Best wishes, may God move her to a place that she is willing to do what is required for her wellbeing. May He give you strength and wisdom during this time.
I think you need to tell your mother it's time YOU take her to the doctor. If she refuses to be treated for THIS level of a debilitating disease, then she will no longer have your support. You will always love her, of course, but her illness is causing BOTH of you SUCH distress, that it needs to be properly addressed immediately. If she had a heart condition, she wouldn't think twice about taking medicine for it. But the shame and stigma of being depressed is different and shouldn't be addressed? Come on.
If you have POA, take the matter into your own hands and call her doctor. If not, again, tell her you can't help her anymore until she pulls on her big girl panties and gets help for this very fixable problem she has. Tough love is called for here, imo.

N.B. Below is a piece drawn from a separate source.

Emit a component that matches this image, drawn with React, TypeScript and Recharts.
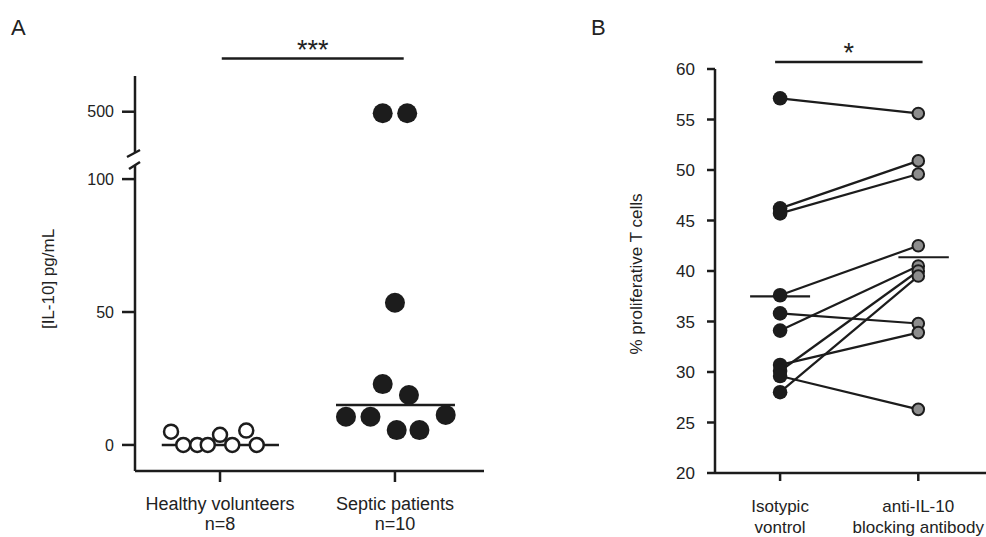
import { ScatterChart, Scatter, XAxis, YAxis, ReferenceLine, Label } from "recharts";

const FONT = "'Liberation Sans', Arial, Helvetica, sans-serif";
const INK = "#1c1c1c";
const TEXT = "#222";
const GREY = "#8d8d8d";

// Panel A: [IL-10] pg/mL, one dot per subject (x = jittered group position)
const groupsA = [["Healthy volunteers", "n=8"], ["Septic patients", "n=10"]];
const healthyPos = [0.72, 0.79, 0.87, 0.93, 1.0, 1.07, 1.15, 1.21];
const healthyIL10 = [5.0, 0, 0, 0, 3.8, 0, 5.4, 0];
const septicPos = [1.72, 1.86, 1.93, 2.0, 2.01, 2.08, 2.14, 2.29, 1.93, 2.07];
const septicIL10 = [10.6, 10.6, 22.9, 53.5, 5.6, 18.8, 5.6, 11.3, 498, 498];
const ticksLowA = [0, 50, 100];
const ticksHighA = [500];

// Panel B: % proliferative T cells, paired per donor
const groupsB = [["Isotypic", "vontrol"], ["anti-IL-10", "blocking antibody"]];
const isotypic = [57.1, 46.2, 45.7, 37.6, 35.8, 34.1, 30.7, 30.1, 29.6, 28.0];
const antiIL10 = [55.6, 50.9, 49.6, 42.5, 34.8, 40.5, 33.9, 40.0, 26.3, 39.5];
const ticksB = [20, 25, 30, 35, 40, 45, 50, 55, 60];

const toPoints = (xs: number[], ys: number[]) => xs.map((x, i) => ({ x, y: ys[i] }));
const median = (v: number[]) => {
  const s = [...v].sort((a, b) => a - b);
  const m = Math.floor(s.length / 2);
  return s.length % 2 ? s[m] : (s[m - 1] + s[m]) / 2;
};
const mean = (v: number[]) => v.reduce((a, b) => a + b, 0) / v.length;

const healthyPts = toPoints(healthyPos, healthyIL10);
const septicAll = toPoints(septicPos, septicIL10);
const septicLow = septicAll.filter((p) => p.y <= 100);
const septicHigh = septicAll.filter((p) => p.y > 100);
const isoPts = isotypic.map((y) => ({ x: 1, y }));
const antiPts = antiIL10.map((y) => ({ x: 2, y }));
const pairs = isotypic.map((y, i) => [{ x: 1, y }, { x: 2, y: antiIL10[i] }]);

const domainA: [number, number] = [0.514, 2.509];
const domainB: [number, number] = [0.529, 2.49];

const openDot = (p: any) => <circle cx={p.cx} cy={p.cy} r={7} fill="#fff" stroke={INK} strokeWidth={2.5} />;
const bigDot = (p: any) => <circle cx={p.cx} cy={p.cy} r={10} fill={INK} />;
const blackDot = (p: any) => <circle cx={p.cx} cy={p.cy} r={7.3} fill={INK} />;
const greyDot = (p: any) => <circle cx={p.cx} cy={p.cy} r={5.8} fill={GREY} stroke={INK} strokeWidth={2} />;
const noDot = () => <g />;

const GroupTick = ({ x, y, payload, lines, fontSize, first, gap }: any) => {
  const lab = lines[Math.round(payload.value) - 1];
  if (!lab) return <g />;
  return (
    <text x={x} y={y} textAnchor="middle" fontFamily={FONT} fontSize={fontSize} fill={TEXT}>
      {lab.map((t: string, i: number) => (
        <tspan key={i} x={x} dy={i === 0 ? first : gap}>{t}</tspan>
      ))}
    </text>
  );
};

const AxisTitle = ({ cx, cy, text, size }: any) => (
  <text x={cx} y={cy} transform={`rotate(-90 ${cx} ${cy})`} textAnchor="middle" dominantBaseline="central"
    fontFamily={FONT} fontSize={size} fill={TEXT}>{text}</text>
);

const axisLine = { stroke: INK, strokeWidth: 2.5 };
const tickFont = (size: number) => ({ fontFamily: FONT, fontSize: size, fill: TEXT });

export default function App() {
  const medHealthy = median(healthyIL10);
  const medSeptic = median(septicIL10);
  const meanIso = mean(isotypic);
  const meanAnti = mean(antiIL10);

  return (
    <div style={{ position: "absolute", left: 0, top: 0, width: 986, height: 537, background: "#fff" }}>
      <svg width={986} height={537} style={{ position: "absolute", left: 0, top: 0 }}>
        <text x={11} y={35} fontFamily={FONT} fontSize={22} fill={TEXT}>A</text>
        <text x={591} y={35} fontFamily={FONT} fontSize={22} fill={TEXT}>B</text>
        {/* axis break marks */}
        <line x1={127} y1={157} x2={140} y2={150} stroke={INK} strokeWidth={2.5} />
        <line x1={129} y1={169} x2={140} y2={162} stroke={INK} strokeWidth={2.5} />
      </svg>

      {/* Panel A, lower segment 0-100 */}
      <div style={{ position: "absolute", left: 0, top: 0 }}>
        <ScatterChart width={484} height={537} margin={{ top: 165, right: 0, bottom: 0, left: 0 }}>
          <XAxis type="number" dataKey="x" domain={domainA} ticks={[1, 2]} height={66}
            axisLine={axisLine} tickLine={axisLine} tickSize={11} allowDataOverflow
            tick={(p: any) => <GroupTick {...p} lines={groupsA} fontSize={18} first={26} gap={20} />} />
          <YAxis type="number" dataKey="y" domain={[-9.8, 105.3]} ticks={ticksLowA} width={135}
            axisLine={axisLine} tickLine={axisLine} tickSize={13} tickMargin={8} tick={tickFont(16)} allowDataOverflow>
            <Label content={() => <AxisTitle cx={48} cy={279} text="[IL-10] pg/mL" size={17} />} />
          </YAxis>
          <ReferenceLine segment={[{ x: 0.667, y: medHealthy }, { x: 1.337, y: medHealthy }]} stroke={INK} strokeWidth={2.5} />
          <ReferenceLine segment={[{ x: 1.663, y: medSeptic }, { x: 2.343, y: medSeptic }]} stroke={INK} strokeWidth={2.5} />
          <Scatter data={healthyPts} shape={openDot} isAnimationActive={false} />
          <Scatter data={septicLow} shape={bigDot} isAnimationActive={false} />
        </ScatterChart>
      </div>

      {/* Panel A, upper segment around 500 */}
      <div style={{ position: "absolute", left: 0, top: 0 }}>
        <ScatterChart width={484} height={152} margin={{ top: 76, right: 0, bottom: 0, left: 0 }}>
          <XAxis type="number" dataKey="x" domain={domainA} hide allowDataOverflow />
          <YAxis type="number" dataKey="y" domain={[447, 547]} ticks={ticksHighA} width={135}
            axisLine={axisLine} tickLine={axisLine} tickSize={13} tickMargin={8} tick={tickFont(16)} allowDataOverflow />
          <ReferenceLine segment={[{ x: 1.01, y: 570 }, { x: 2.05, y: 570 }]} ifOverflow="visible" stroke={INK} strokeWidth={2.5}
            label={{ value: "***", position: "top", offset: 0, fontFamily: FONT, fontSize: 27, fill: TEXT }} />
          <Scatter data={septicHigh} shape={bigDot} isAnimationActive={false} />
        </ScatterChart>
      </div>

      {/* Panel B */}
      <div style={{ position: "absolute", left: 590, top: 0 }}>
        <ScatterChart width={396} height={537} margin={{ top: 69, right: 0, bottom: 0, left: 0 }}>
          <XAxis type="number" dataKey="x" domain={domainB} ticks={[1, 2]} height={64}
            axisLine={axisLine} tickLine={axisLine} tickSize={8} allowDataOverflow
            tick={(p: any) => <GroupTick {...p} lines={groupsB} fontSize={17} first={29} gap={21} />} />
          <YAxis type="number" dataKey="y" domain={[20, 60]} ticks={ticksB} width={125}
            axisLine={axisLine} tickLine={axisLine} tickSize={8} tickMargin={12} tick={tickFont(17)} allowDataOverflow>
            <Label content={() => <AxisTitle cx={46.7} cy={274} text="% proliferative T cells" size={17} />} />
          </YAxis>
          <ReferenceLine segment={[{ x: 0.964, y: 60.7 }, { x: 2.031, y: 60.7 }]} ifOverflow="visible" stroke={INK} strokeWidth={2.5}
            label={{ value: "*", position: "top", offset: 0, fontFamily: FONT, fontSize: 27, fill: TEXT }} />
          {pairs.map((d, i) => (
            <Scatter key={i} data={d} shape={noDot} line={{ stroke: INK, strokeWidth: 2.2 }} isAnimationActive={false} />
          ))}
          <ReferenceLine segment={[{ x: 0.783, y: meanIso }, { x: 1.217, y: meanIso }]} stroke={INK} strokeWidth={2.2} />
          <ReferenceLine segment={[{ x: 1.856, y: meanAnti }, { x: 2.221, y: meanAnti }]} stroke={INK} strokeWidth={2.2} />
          <Scatter data={isoPts} shape={blackDot} isAnimationActive={false} />
          <Scatter data={antiPts} shape={greyDot} isAnimationActive={false} />
        </ScatterChart>
      </div>
    </div>
  );
}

I also agree with getting her into Assisted Living....they all sit around complaining together lots of times, so it takes some of the burden off of us.
Good luck!
I'm glad your mom doesn't live with u, (cuz that cud become a nightmare), but does she live on her own? If so, maybe mom wud prefer an assisted living: cuz there's people 2eat with daily, & games like bingo & scrabble. Nurses 24/7 also. (Everyone's different,...just cuz my mom didn't like ALF, doesn't mean your mom won't). Your mom had friends in life, ...while my mom didn't. (She was extremely antisocial). Just consider touring a place with her, maybe. Meanwhile get mom on some klonopin, (for anxiety). Best wishes.
Can you tell her you're taking her to breakfast and then stop by a senior center to look for yourself? If she won't get out of the, go in yourself and talk to the director, who may have some ideas.
YOU certainly need support! Have you thought about seeing a therapist or counselor so you have someone to bounce ideas for mom's care off?
In your county, there is an organization called the Area Agency on Aging. You can call them up and find local resources. Do you think mom would go to a senior center if you went with her, at least initially?
Some of us have gotten our elders to see the doctor by telling them that Medicare requires them to be seen once a year. Can you try that?
What I have noticed is that they do best when surrounded by people their own age, they settle in with their own generation so to speak and like my mother who is 94, she has outlived her small circle of friends.
Have you considered IL or AL for her? She may thrive in that environment, my step-father and his wife are very happy there, they have made new friends and enjoy the many activities, they are no longer sitting by themselves...depressed and alone.